Task directions:
Only the lines from the start of the data to the line containing "1400, 1600, 1800];", both included, should be output, exactly and without pictures.

=== Data segment ===

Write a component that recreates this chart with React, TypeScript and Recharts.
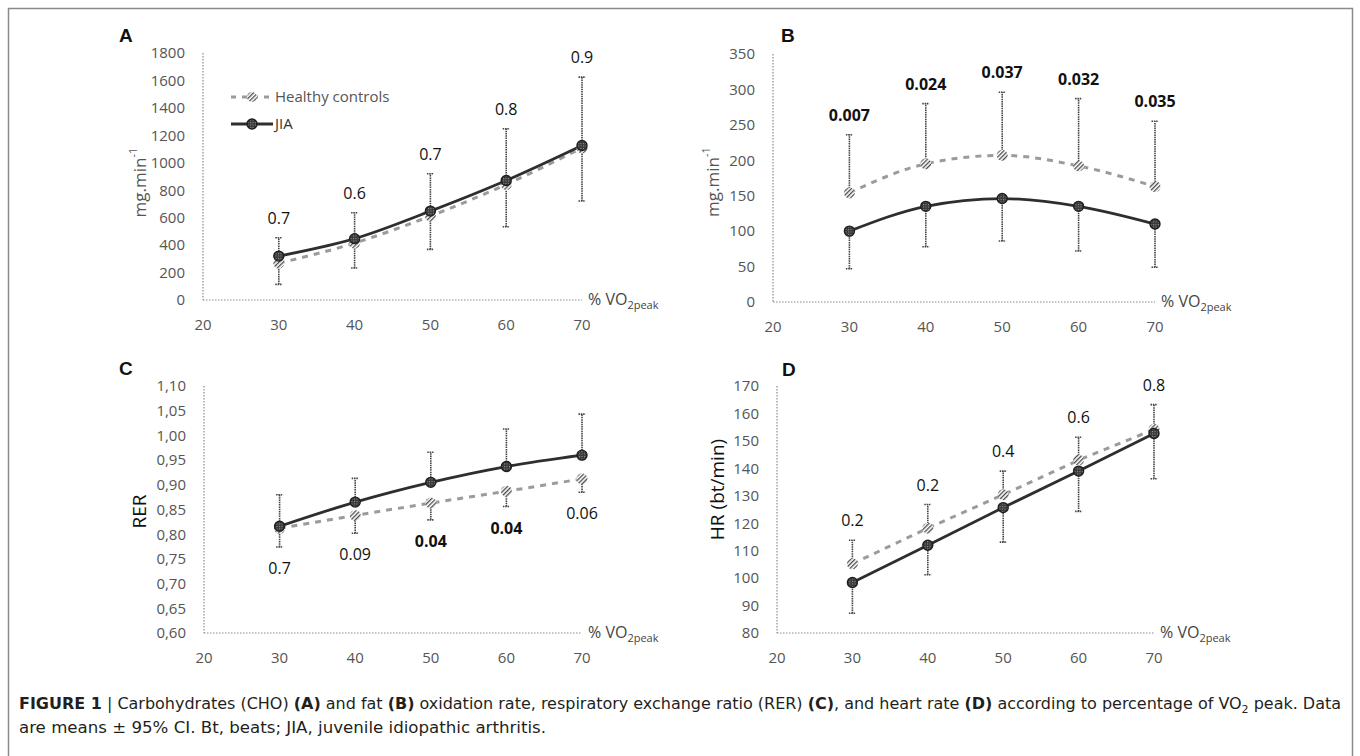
import React from "react";
import { LineChart, Line, XAxis, YAxis, ErrorBar, LabelList, Legend } from "recharts";

// x positions (% VO2peak)
const pct = [30, 40, 50, 60, 70];
const xTicks = [20, 30, 40, 50, 60, 70];

// A: carbohydrate oxidation (mg/min)
const choJia = [320, 447, 648, 871, 1126];
const choHealthy = [268, 415, 612, 842, 1109];
const choUpper = [454, 636, 920, 1248, 1624];
const choLower = [114, 233, 369, 534, 721];
const choP = ["0.7", "0.6", "0.7", "0.8", "0.9"];
const choTicks = [0, 200, 400, 600, 800, 1000, 1200, 1400, 1600, 1800];

// B: fat oxidation (mg/min)
const fatJia = [100, 135, 146, 135, 110];
const fatHealthy = [154, 195, 207, 192, 163];
const fatUpper = [236, 280, 296, 287, 255];
const fatLower = [47, 78, 86, 72, 49];
const fatP = ["0.007", "0.024", "0.037", "0.032", "0.035"];
const fatTicks = [0, 50, 100, 150, 200, 250, 300, 350];

// C: RER
const rerJia = [0.816, 0.865, 0.905, 0.937, 0.96];
const rerHealthy = [0.812, 0.838, 0.863, 0.887, 0.912];
const rerUpper = [0.88, 0.913, 0.966, 1.013, 1.043];
const rerLower = [0.774, 0.802, 0.829, 0.856, 0.885];
const rerP = ["0.7", "0.09", "0.04", "0.04", "0.06"];
const rerTicks = [0.6, 0.65, 0.7, 0.75, 0.8, 0.85, 0.9, 0.95, 1.0, 1.05, 1.1];

// D: heart rate (bt/min)
const hrJia = [98.4, 112.0, 125.7, 139.0, 152.7];
const hrHealthy = [105.2, 118.2, 130.4, 143.0, 154.2];
const hrUpper = [113.8, 126.8, 139.0, 151.3, 163.2];
const hrLower = [87.2, 101.2, 113.1, 124.3, 136.2];
const hrP = ["0.2", "0.2", "0.4", "0.6", "0.8"];
const hrTicks = [80, 90, 100, 110, 120, 130, 140, 150, 160, 170];

type Side = "top" | "bottom";

// one-sided CI bars: the higher series gets the upper bar, the lower one the lower bar
function buildRows(
  jia: number[],
  healthy: number[],
  upper: number[],
  lower: number[],
  p: string[],
  upperOn: "jia" | "healthy",
  labelSide: Side
) {
  return pct.map((x, i) => {
    const hi = upperOn === "jia" ? jia[i] : healthy[i];
    const lo = upperOn === "jia" ? healthy[i] : jia[i];
    const up = upper[i] - hi;
    const down = lo - lower[i];
    return {
      x,
      jia: jia[i],
      healthy: healthy[i],
      jiaErr: upperOn === "jia" ? [0, up] : [down, 0],
      healthyErr: upperOn === "jia" ? [down, 0] : [0, up],
      anchor: labelSide === "top" ? upper[i] : lower[i],
      p: p[i],
    };
  });
}

const FONT = "'Open Sans', 'DejaVu Sans', sans-serif";
const axisLine = { stroke: "#8a8a8a", strokeWidth: 1.2, strokeDasharray: "1.5 1.5" };
const tickStyle = { fill: "#555", fontSize: 15, fontFamily: FONT };

const JiaDot = (props: any) => {
  const { cx, cy, index } = props;
  if (cx == null || cy == null) return null;
  return <circle key={`j${index}`} cx={cx} cy={cy} r={5} fill="url(#jiaFill)" stroke="#1e1e1e" strokeWidth={1.4} />;
};

const HealthyDot = (props: any) => {
  const { cx, cy, index } = props;
  if (cx == null || cy == null) return null;
  return <circle key={`h${index}`} cx={cx} cy={cy} r={5.5} fill="url(#hatch)" />;
};

const VoLabel = (props: any) => {
  const vb = props.viewBox;
  if (!vb) return null;
  return (
    <text x={vb.x + vb.width + 6} y={vb.y + 5} fontFamily={FONT} fontSize={16} fill="#444">
      % VO
      <tspan dy={4} fontSize={11}>2peak</tspan>
    </text>
  );
};

const makeYLabel = (text: React.ReactNode, dx: number, dy: number, color: string, size: number) =>
  (props: any) => {
    const vb = props.viewBox;
    if (!vb) return null;
    const cx = vb.x + vb.width - dx;
    const cy = vb.y + vb.height / 2 + dy;
    return (
      <text
        x={cx}
        y={cy}
        transform={`rotate(-90, ${cx}, ${cy})`}
        textAnchor="middle"
        dominantBaseline="central"
        fontFamily={FONT}
        fontSize={size}
        fill={color}
      >
        {text}
      </text>
    );
  };

const makePLabel = (side: Side) => (props: any) => {
  const { x, y, value, index } = props;
  if (x == null || y == null) return null;
  const bold = parseFloat(value) < 0.05;
  const ty = side === "top" ? y - 14 : y + 27;
  return (
    <text
      key={`p${index}`}
      x={x}
      y={ty}
      textAnchor="middle"
      fontFamily={FONT}
      fontSize={16}
      fontWeight={bold ? 700 : 400}
      fill="#111"
    >
      {value}
    </text>
  );
};

const LegendBox = () => (
  <div style={{ fontFamily: FONT, fontSize: 15, lineHeight: "27px" }}>
    <div style={{ display: "flex", alignItems: "center", color: "#555" }}>
      <svg width={44} height={14}>
        <line x1={1} y1={7} x2={43} y2={7} stroke="#9b9b9b" strokeWidth={3} strokeDasharray="5 6" />
        <circle cx={22} cy={7} r={5} fill="url(#hatch)" />
      </svg>
      <span style={{ marginLeft: 1 }}>Healthy controls</span>
    </div>
    <div style={{ display: "flex", alignItems: "center", color: "#333" }}>
      <svg width={44} height={14}>
        <line x1={1} y1={7} x2={43} y2={7} stroke="#2e2e2e" strokeWidth={2.8} />
        <circle cx={22} cy={7} r={5} fill="url(#jiaFill)" stroke="#1e1e1e" strokeWidth={1.4} />
      </svg>
      <span style={{ marginLeft: 1 }}>JIA</span>
    </div>
  </div>
);

type PanelProps = {
  rows: any[];
  plot: { left: number; top: number; right: number; bottom: number };
  yDomain: [number, number];
  yTicks: number[];
  yFmt?: (v: number) => string;
  yLabel: (props: any) => React.ReactNode;
  curve: "monotone" | "linear";
  labelSide: Side;
  legend?: boolean;
};

function Panel({ rows, plot, yDomain, yTicks, yFmt, yLabel, curve, labelSide, legend }: PanelProps) {
  const left = plot.left - 110;
  const top = plot.top - 30;
  const w = plot.right - plot.left + 210;
  const h = plot.bottom - plot.top + 75;
  return (
    <div style={{ position: "absolute", left, top, width: w, height: h }}>
      <LineChart width={w} height={h} data={rows} margin={{ top: 30, right: 100, bottom: 15, left: 50 }}>
        <XAxis
          type="number"
          dataKey="x"
          domain={[20, 70]}
          ticks={xTicks}
          interval={0}
          tickLine={false}
          tickSize={0}
          tickMargin={19}
          axisLine={axisLine}
          tick={tickStyle}
          height={30}
          label={{ content: VoLabel }}
        />
        <YAxis
          type="number"
          domain={yDomain}
          ticks={yTicks}
          interval={0}
          tickLine={false}
          tickSize={0}
          tickMargin={18}
          axisLine={axisLine}
          tick={tickStyle}
          tickFormatter={yFmt}
          width={60}
          label={{ content: yLabel }}
        />
        {legend && (
          <Legend
            layout="vertical"
            align="center"
            verticalAlign="middle"
            content={() => <LegendBox />}
            wrapperStyle={{ left: 137, top: 60, width: 200 }}
          />
        )}
        <Line
          type={curve}
          dataKey="healthy"
          stroke="#9b9b9b"
          strokeWidth={3}
          strokeDasharray="6 6"
          dot={HealthyDot}
          activeDot={false}
          isAnimationActive={false}
        >
          <ErrorBar dataKey="healthyErr" direction="y" width={3.5} stroke="#444" strokeWidth={1.6} strokeDasharray="1.5 0.8" />
        </Line>
        <Line
          type={curve}
          dataKey="jia"
          stroke="#2e2e2e"
          strokeWidth={2.8}
          dot={JiaDot}
          activeDot={false}
          isAnimationActive={false}
        >
          <ErrorBar dataKey="jiaErr" direction="y" width={3.5} stroke="#444" strokeWidth={1.6} strokeDasharray="1.5 0.8" />
        </Line>
        <Line
          type="linear"
          dataKey="anchor"
          stroke="none"
          dot={false}
          activeDot={false}
          legendType="none"
          isAnimationActive={false}
        >
          <LabelList dataKey="p" content={makePLabel(labelSide)} />
        </Line>
      </LineChart>
    </div>
  );
}

const mgLabel = (
  <>
    mg.min
    <tspan dy={-7} fontSize={11}>-1</tspan>
  </>
);

const commaFmt = (v: number) => v.toFixed(2).replace(".", ",");

export default function App() {
  const rowsA = buildRows(choJia, choHealthy, choUpper, choLower, choP, "jia", "top");
  const rowsB = buildRows(fatJia, fatHealthy, fatUpper, fatLower, fatP, "healthy", "top");
  const rowsC = buildRows(rerJia, rerHealthy, rerUpper, rerLower, rerP, "jia", "bottom");
  const rowsD = buildRows(hrJia, hrHealthy, hrUpper, hrLower, hrP, "healthy", "top");

  const capFont = "'Liberation Sans Narrow', 'DejaVu Sans Condensed', 'Liberation Sans', sans-serif";

  return (
    <div style={{ position: "absolute", left: 0, top: 0, width: 1360, height: 756, background: "#fff", overflow: "hidden" }}>
      <svg width={1360} height={756} style={{ position: "absolute", left: 0, top: 0 }}>
        <defs>
          <pattern id="hatch" patternUnits="userSpaceOnUse" width={3} height={3} patternTransform="rotate(45)">
            <rect width={3} height={3} fill="#fff" />
            <rect width={1.3} height={3} fill="#4a4a4a" />
          </pattern>
          <pattern id="jiaFill" patternUnits="userSpaceOnUse" width={2.5} height={2.5}>
            <rect width={2.5} height={2.5} fill="#3a3a3a" />
            <rect width={1} height={1} fill="#9a9a9a" />
          </pattern>
        </defs>
        <rect x={8.5} y={8.5} width={1344} height={780} fill="none" stroke="#8a8a8a" strokeWidth={1.5} />
        <g fontFamily="'Liberation Sans', Arial, sans-serif" fontWeight={700} fontSize={19} fill="#111">
          <text x={119} y={42}>A</text>
          <text x={781} y={42}>B</text>
          <text x={119} y={375}>C</text>
          <text x={782} y={376}>D</text>
        </g>
        <text
          x={19}
          y={709}
          fontFamily={capFont}
          fontSize={16}
          fill="#231f20"
          textLength={1322}
          lengthAdjust="spacingAndGlyphs"
        >
          <tspan fontWeight={700}>FIGURE 1</tspan>
          <tspan>{" | Carbohydrates (CHO) "}</tspan>
          <tspan fontWeight={700}>(A)</tspan>
          <tspan>{" and fat "}</tspan>
          <tspan fontWeight={700}>(B)</tspan>
          <tspan>{" oxidation rate, respiratory exchange ratio (RER) "}</tspan>
          <tspan fontWeight={700}>(C)</tspan>
          <tspan>{", and heart rate "}</tspan>
          <tspan fontWeight={700}>(D)</tspan>
          <tspan>{" according to percentage of VO"}</tspan>
          <tspan fontSize={11} dy={4}>2</tspan>
          <tspan dy={-4}>{" peak. Data"}</tspan>
        </text>
        <text
          x={19}
          y={733}
          fontFamily={capFont}
          fontSize={16}
          fill="#231f20"
          textLength={527}
          lengthAdjust="spacingAndGlyphs"
        >
          are means ± 95% CI. Bt, beats; JIA, juvenile idiopathic arthritis.
        </text>
      </svg>

      <Panel
        rows={rowsA}
        plot={{ left: 203, top: 53, right: 582, bottom: 300 }}
        yDomain={[0, 1800]}
        yTicks={choTicks}
        yLabel={makeYLabel(mgLabel, 64, 6, "#555", 17)}
        curve="monotone"
        labelSide="top"
        legend
      />
      <Panel
        rows={rowsB}
        plot={{ left: 773, top: 54, right: 1155, bottom: 302 }}
        yDomain={[0, 350]}
        yTicks={fatTicks}
        yLabel={makeYLabel(mgLabel, 61, 4, "#555", 17)}
        curve="monotone"
        labelSide="top"
      />
      <Panel
        rows={rowsC}
        plot={{ left: 204, top: 386, right: 582, bottom: 633 }}
        yDomain={[0.6, 1.1]}
        yTicks={rerTicks}
        yFmt={commaFmt}
        yLabel={makeYLabel("RER", 65, 2, "#111", 19)}
        curve="monotone"
        labelSide="bottom"
      />
      <Panel
        rows={rowsD}
        plot={{ left: 777, top: 386, right: 1154, bottom: 633 }}
        yDomain={[80, 170]}
        yTicks={hrTicks}
        yLabel={makeYLabel("HR (bt/min)", 60, -20, "#111", 19)}
        curve="linear"
        labelSide="top"
      />
    </div>
  );
}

===

Complete answer:
Write a component that recreates this chart with React, TypeScript and Recharts.
import React from "react";
import { LineChart, Line, XAxis, YAxis, ErrorBar, LabelList, Legend } from "recharts";

// x positions (% VO2peak)
const pct = [30, 40, 50, 60, 70];
const xTicks = [20, 30, 40, 50, 60, 70];

// A: carbohydrate oxidation (mg/min)
const choJia = [320, 447, 648, 871, 1126];
const choHealthy = [268, 415, 612, 842, 1109];
const choUpper = [454, 636, 920, 1248, 1624];
const choLower = [114, 233, 369, 534, 721];
const choP = ["0.7", "0.6", "0.7", "0.8", "0.9"];
const choTicks = [0, 200, 400, 600, 800, 1000, 1200, 1400, 1600, 1800];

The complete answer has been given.